The Secret Agent by Kleber Mendonça Filho: A Disappointment or maybe not?

I’m a big fan of Kleber Mendonça Filho’s movies, that is the three there are (O Som ao Redor, Aquarius and Bacurau). His newest movie, The Secret Agent, is considered a masterpiece by a lot of critics1. After watching the movie, I can understand why it is considered a masterpiece. But there is a catch. My prevailing feeling upon leaving the cinema was one of profound disappointment.

My disappointment cannot be understood without looking at what is great about The Secret Agent. It is incredible how the movie manages to make even the smaller side characters come to life in the shortest of scenes. I felt close to them instantly, either taking them into my heart or feeling repelled by them. But here comes the thing, the movie doesn’t go anywhere with them. Some of them get killed which at least offers some kind of closure. Even for the main story arc critical moments happen off screen or are never explained. Somehow, I was thinking about Pulp Fiction as a comparison. Maybe foremost because the scenes in Pulp Fiction are also so memorable to me. But comparing the two, Pulp Fiction presents much more of a coherent story.

So my disappointment was exactly about this gap that I felt upon leaving the movie theater. Once the movie was over I wanted to know more. How does Marcelo/ Armando die? How does his son grow up after that? How do his grandparents go on with life? How exactly did Fátima die? How did Marcelo/ Armando get back at the white racist capitalist prick so much so that he sends killers after him? What about the refugiados? Do the Angolan refugees manage to escape to Sweden? What about Clovis? Will he continue to work for Dona Sebastiana? What did Dona Sebastiana do in Italy during the second world war? What about the prick of police chief? How many more people had to die because of him? Was he stopped eventually? What about Hans and his lover? How did he end up in Recife anyway? What is their story? Is it his lover? What about the corrupt capitalist white racist asshole? How did his story continue? Is his family still rich in today’s Brazil funding Bolsonaro? And what about the leg? Please let me know more stories about this fucking leg. It is more than wondering about the plot holes, gaps and open endings. About all the untold stories. It is a feeling of loss and disappointment.

The Secret Agent plays in a time of oppression when Brazil was under military dictatorship. This forms one of the main theme of the movie. Mendonça shows us his answer in the face of oppression. It is solidarity, connection and mutual support. A kind of support and connection that might be found in family, community, friends or colleagues. The household of refugiados captures this in its essence. But the topic of resistance is pervading the whole movie, for example with the staff at the ID registration center. There’s no big uprising, no big battle with the forces of good vs evil this time like in Bacurao. What the movie does is showing us people from every walk of life who choose good over evil. Who show us how to stay human in the face of oppression. They are the heroes of this movie. And thinking about what is happening in a lot of countries and communities these days, they are also setting an example for us.

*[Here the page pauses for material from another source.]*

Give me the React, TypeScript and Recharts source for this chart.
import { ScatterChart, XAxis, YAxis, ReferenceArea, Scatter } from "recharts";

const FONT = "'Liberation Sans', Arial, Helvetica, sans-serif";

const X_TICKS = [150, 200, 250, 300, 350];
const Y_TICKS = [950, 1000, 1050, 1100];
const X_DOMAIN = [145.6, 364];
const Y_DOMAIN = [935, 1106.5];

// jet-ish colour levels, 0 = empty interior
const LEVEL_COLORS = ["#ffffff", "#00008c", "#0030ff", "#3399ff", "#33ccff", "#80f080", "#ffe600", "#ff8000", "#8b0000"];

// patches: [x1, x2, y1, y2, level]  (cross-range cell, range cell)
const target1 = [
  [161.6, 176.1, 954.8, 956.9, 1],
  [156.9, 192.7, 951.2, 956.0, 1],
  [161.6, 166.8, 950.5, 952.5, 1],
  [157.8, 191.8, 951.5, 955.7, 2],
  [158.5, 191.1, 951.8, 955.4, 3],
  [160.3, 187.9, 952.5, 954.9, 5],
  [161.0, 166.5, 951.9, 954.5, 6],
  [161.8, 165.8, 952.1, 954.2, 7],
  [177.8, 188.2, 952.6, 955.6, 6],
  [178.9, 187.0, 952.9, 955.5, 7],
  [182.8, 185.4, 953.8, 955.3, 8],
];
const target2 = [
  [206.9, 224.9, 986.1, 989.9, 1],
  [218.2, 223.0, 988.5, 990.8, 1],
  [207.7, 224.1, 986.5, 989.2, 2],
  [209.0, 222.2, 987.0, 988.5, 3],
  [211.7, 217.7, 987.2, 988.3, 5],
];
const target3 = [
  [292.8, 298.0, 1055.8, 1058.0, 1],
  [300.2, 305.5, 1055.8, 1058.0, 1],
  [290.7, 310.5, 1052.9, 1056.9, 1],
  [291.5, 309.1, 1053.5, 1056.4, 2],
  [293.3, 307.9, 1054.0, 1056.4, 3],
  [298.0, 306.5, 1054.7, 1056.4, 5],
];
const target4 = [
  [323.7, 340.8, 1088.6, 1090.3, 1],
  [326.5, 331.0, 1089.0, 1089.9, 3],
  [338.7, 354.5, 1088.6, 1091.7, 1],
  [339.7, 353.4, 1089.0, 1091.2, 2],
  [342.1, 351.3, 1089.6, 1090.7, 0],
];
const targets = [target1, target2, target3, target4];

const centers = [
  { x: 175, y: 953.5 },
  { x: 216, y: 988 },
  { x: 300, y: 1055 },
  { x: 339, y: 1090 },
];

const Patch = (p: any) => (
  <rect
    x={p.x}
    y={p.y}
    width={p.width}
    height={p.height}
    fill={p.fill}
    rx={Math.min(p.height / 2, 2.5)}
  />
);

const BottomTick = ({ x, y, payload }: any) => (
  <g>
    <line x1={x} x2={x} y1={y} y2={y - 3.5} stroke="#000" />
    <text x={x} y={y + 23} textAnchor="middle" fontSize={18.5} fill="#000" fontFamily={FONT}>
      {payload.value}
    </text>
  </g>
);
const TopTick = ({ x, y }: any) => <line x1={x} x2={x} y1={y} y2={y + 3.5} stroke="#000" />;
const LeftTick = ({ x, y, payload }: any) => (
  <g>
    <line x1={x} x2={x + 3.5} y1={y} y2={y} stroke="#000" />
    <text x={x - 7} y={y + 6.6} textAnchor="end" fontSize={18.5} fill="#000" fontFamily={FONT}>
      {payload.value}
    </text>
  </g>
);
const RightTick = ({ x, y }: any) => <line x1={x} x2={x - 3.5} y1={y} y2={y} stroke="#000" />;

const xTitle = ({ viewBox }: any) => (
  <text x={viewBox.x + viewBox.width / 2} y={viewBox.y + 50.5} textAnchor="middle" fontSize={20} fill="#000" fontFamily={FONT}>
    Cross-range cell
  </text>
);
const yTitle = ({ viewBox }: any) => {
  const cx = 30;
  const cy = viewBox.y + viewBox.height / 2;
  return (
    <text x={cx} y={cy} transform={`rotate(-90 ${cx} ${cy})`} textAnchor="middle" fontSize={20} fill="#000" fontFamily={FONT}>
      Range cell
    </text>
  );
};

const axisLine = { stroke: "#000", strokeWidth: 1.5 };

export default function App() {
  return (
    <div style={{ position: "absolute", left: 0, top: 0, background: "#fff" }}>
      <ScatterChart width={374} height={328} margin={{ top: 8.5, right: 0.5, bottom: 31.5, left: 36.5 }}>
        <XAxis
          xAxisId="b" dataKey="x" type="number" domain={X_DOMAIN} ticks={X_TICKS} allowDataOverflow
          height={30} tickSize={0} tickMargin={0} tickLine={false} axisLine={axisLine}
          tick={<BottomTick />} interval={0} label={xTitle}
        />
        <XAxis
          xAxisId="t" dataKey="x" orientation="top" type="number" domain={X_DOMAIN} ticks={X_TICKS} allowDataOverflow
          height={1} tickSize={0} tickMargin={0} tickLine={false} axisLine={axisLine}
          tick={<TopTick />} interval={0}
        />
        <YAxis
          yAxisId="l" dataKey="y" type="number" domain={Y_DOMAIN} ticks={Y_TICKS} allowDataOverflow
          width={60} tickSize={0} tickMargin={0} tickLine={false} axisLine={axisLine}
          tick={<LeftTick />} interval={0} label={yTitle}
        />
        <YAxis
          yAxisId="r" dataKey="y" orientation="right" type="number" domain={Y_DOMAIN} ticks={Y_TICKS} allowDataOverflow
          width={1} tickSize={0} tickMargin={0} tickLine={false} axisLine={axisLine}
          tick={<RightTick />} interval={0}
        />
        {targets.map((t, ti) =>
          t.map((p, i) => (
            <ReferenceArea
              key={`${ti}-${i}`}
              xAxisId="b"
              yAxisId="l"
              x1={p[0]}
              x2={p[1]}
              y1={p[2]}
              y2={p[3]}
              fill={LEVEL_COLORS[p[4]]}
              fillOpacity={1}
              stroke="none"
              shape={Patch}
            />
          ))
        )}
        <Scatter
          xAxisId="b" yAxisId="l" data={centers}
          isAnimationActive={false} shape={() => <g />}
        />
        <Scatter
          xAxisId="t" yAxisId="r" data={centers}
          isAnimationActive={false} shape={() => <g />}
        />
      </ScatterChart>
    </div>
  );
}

The other main theme of the movie revolves around memories. Memories being erased and the nearly impossible struggle to dig up the past. Marcelo/ Armando is shown several times looking for the old identity document of his deceased mother without ever finding it. His son Fernando later goes on to mention that he has nothing from his grandmother. The only thing we learn about her is that she was a 14 year old girl living in slave-like conditions when she got pregnant with Marcelo/ Armando. For Fernando his grandmother is a plot hole, a gap. To one extent or the other we all have those plot holes, these gaps in our life stories.

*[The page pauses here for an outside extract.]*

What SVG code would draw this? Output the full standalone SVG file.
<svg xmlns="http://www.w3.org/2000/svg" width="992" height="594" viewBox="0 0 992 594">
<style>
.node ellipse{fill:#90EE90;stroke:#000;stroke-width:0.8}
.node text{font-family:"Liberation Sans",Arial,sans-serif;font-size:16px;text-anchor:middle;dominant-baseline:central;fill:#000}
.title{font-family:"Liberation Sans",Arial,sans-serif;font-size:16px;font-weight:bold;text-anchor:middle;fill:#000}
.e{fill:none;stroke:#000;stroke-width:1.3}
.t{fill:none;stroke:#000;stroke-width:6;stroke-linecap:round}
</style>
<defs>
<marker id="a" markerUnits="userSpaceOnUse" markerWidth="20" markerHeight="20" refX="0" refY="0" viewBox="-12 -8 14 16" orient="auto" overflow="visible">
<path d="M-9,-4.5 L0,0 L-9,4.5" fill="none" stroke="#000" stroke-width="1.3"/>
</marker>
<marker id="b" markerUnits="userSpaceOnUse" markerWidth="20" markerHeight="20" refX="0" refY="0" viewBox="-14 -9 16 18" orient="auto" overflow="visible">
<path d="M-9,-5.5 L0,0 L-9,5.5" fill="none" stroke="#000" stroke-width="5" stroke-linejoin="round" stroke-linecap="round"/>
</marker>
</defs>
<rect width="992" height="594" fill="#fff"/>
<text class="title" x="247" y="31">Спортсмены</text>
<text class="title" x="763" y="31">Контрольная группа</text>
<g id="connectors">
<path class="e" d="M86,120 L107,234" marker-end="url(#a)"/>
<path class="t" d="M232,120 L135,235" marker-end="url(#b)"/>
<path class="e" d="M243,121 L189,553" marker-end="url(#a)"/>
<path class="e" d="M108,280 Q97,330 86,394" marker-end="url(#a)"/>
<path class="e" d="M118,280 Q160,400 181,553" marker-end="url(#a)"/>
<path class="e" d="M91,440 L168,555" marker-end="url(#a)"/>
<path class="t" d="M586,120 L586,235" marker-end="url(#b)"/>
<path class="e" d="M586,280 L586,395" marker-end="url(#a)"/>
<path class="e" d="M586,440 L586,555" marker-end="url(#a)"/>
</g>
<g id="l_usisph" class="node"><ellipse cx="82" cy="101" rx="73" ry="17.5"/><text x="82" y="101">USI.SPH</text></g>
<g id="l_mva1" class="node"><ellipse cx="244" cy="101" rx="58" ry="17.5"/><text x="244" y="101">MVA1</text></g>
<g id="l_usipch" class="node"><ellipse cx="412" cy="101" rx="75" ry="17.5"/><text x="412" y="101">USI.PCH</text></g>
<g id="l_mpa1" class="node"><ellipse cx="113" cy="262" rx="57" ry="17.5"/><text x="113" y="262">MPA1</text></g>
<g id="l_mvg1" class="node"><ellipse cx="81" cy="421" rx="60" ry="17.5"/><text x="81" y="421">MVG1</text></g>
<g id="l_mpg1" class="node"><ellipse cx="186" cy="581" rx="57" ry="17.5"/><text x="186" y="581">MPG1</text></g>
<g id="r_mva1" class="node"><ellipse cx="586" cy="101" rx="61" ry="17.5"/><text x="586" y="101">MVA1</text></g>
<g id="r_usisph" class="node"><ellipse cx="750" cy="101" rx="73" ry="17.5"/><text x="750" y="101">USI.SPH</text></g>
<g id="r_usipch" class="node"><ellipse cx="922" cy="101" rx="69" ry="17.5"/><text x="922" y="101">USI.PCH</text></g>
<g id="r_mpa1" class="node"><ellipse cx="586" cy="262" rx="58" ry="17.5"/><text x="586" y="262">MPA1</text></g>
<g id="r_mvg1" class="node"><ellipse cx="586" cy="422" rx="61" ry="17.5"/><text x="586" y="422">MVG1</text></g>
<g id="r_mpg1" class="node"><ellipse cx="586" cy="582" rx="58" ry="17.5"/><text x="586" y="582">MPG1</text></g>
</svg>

By now I believe that Mendonça’s intention was precisely to leave the viewer disappointed at the end of Secret Agent. To leave the stories of all those characters untold. To make you feel the loss. A loss that is real. A suffering that is real. Oppressive regimes create loss and suffering. There is no closure and there shouldn’t be. The best you can do is fill those gaps with your imagination. Imagining how their lives could have been, how their stories continued – and by this you give value to their lives and suffering.